Narendra Modi: A Powerhouse Or A Building Dictatorship?

Arrays of Management Gurus and thinkers have emphasized on the qualities and importance of a great (team) leader. John C. Maxwell was recorded describing a leader as “…the one who knows the way, goes the way and shows the way”. The Oxford dictionary defines a leader as “a person who leads a group of people, organisation or a country”. In all available definitions of the term and its understanding by thinkers, the common thread is the emphasis on the word “lead” and “team”. A leader is distinguished from a manager by the qualities of showing the way along with managing the group while doing it.

Andrew Carnage once said “no person will become a great leader who wants to do it all himself or get all the credit”, it is think a thought which envisages for me the greatest quality of a leader, empowering the team and showing the way, taking the blame and sharing the credit. In today’s India, we have politicians and officeholders who claim to be leaders but do not deliver on any of the qualities a leader should have. It might just be the trick of the trade or in most probability an intelligent way to keep one’s shoes clean; sling the mud so that you don’t have to dirty your hands cleaning your shoes.

India’s federal structure derives its strength from de-centralization of power between the states and the centre; it further de-centralizes the power on various subjects/matters to ministries and administrative wings created to serve specific interests along with states and centre alike. There are numerous reasons behind this, one of my favourites’ is the notion that every subject and field has its own nuances and it is imperative to understand these nuances before managing the field. But this is not what seems to be happening in the current government discourse in India.

I mince no words in stating that the current Prime-Minister’s Office (PMO) is the most centralized and powerful in the history of independent India. From spearheading the Swach Bharat campaign to boosting Make in India, the PMO has been at the helm of it all. As one Bharatiya Janata Party leader quipped, “There is only one office in the government now.
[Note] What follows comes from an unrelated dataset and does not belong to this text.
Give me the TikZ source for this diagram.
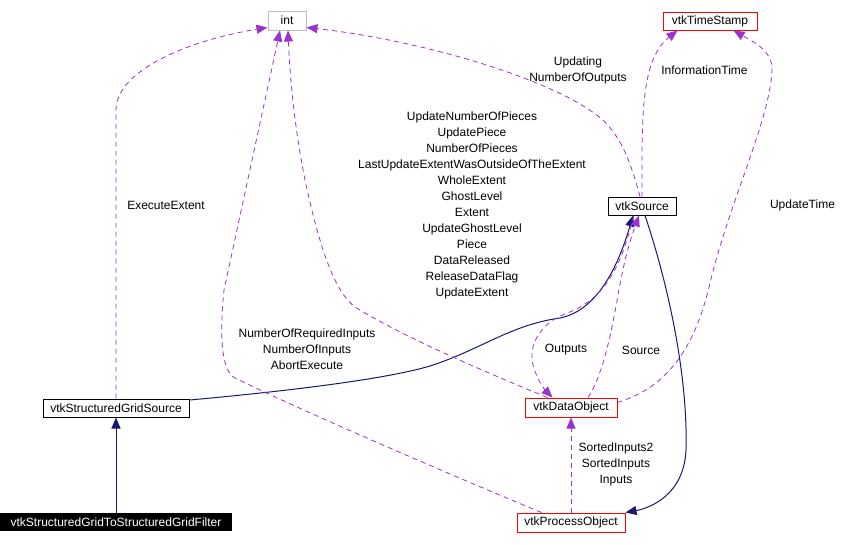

That’s the Prime Minister’s Office”. Indeed it is, anything from formulating economic policies to ushering in administrative reforms, from launching and overseeing important schemes and policies of the Govt. to directions for key postings in the government to being the go-to office for business and industry, from setting the tone of the Independence Day speech to hosting marquee start-ups in mega shows, the PMO seems to be at the center of it all.

For me, Modi’s all-powerful PMO has attracted attention because of its uber-secretive and strongly centralised style of policy-making which stands in sharp contrast to Manmohan Singh’s 10-year stint and, indeed, the first term of the National Democratic Alliance under Atal Bihari Vajpayee. I wrote in a previous post that the PMO had sent a directive to the Niti Ayog asking them to produce “desired” data on job creation with an aim to substantiate the claims made by the Finance Minister in the Parliament. Doesn’t it sound strange? The PMO is seeking validation for statements made by the Finance Ministry! Yes, there needs to be a chain binding all the ministries of the government, and the chain is rightfully the PMO, but then it should not in any regard undermine the portfolio of ministries under it.

There is a reason why we do not have a 1000 member PMO, instead, we have a 100 member PMO and 50+ member different ministries. This makes way for specific ministries and units of the government to deliver on specific subjects and matters. The PMO, in my opinion, should act is a guiding force for all under it, it can show the way but should not direct in a “do it or otherwise” manner. De-centralisation may not be a full-proof form of administration but with an effective central authority watching over smaller units, it becomes the tool for democratic strength.

Whereas, centralization of power of most ministries undermines their individual existence and does nothing but make way for implementation problems and sloppy policies. It is because of this that we respect the master of one more than the jack of all. In this case, the PMO might not be even the Jack of all, but it surely presents a master of all image wherever it can.

Implementation of Demonetization and GST portrayed a sorry image of the PMO as after every few days there were changes in policy being brought in with the intent to improve the implementation. Some may see these changes as proactive steps to ensure smooth functioning but I see them as grave mistakes in initial policy formation. Many academicians and industry experts have been recorded critiquing many government policies; it is pertinent to note that most of them do not hold a political position or party-affinity. Their critique in all cases revolves around how proper discussion and brainstorming over policy may have well-shaped it and save the country from the havoc that it caused. It is not important as to how long-lasting the negative impact is, it is important that there should be zero to almost nil negative impact when it is about a policy which shapes the economy of a country.

To conclude I would emphasize on the need to restore power in the units of the democracy. Because each unit has an indispensable role to play and dispensing this role will do nothing but affect the strength of a policy on its core. We do need a strong guiding PMO but not one which acts like a dictator than a leader. It is for you to conclude is the current PMO a leading powerhouse or a budding dictatorship?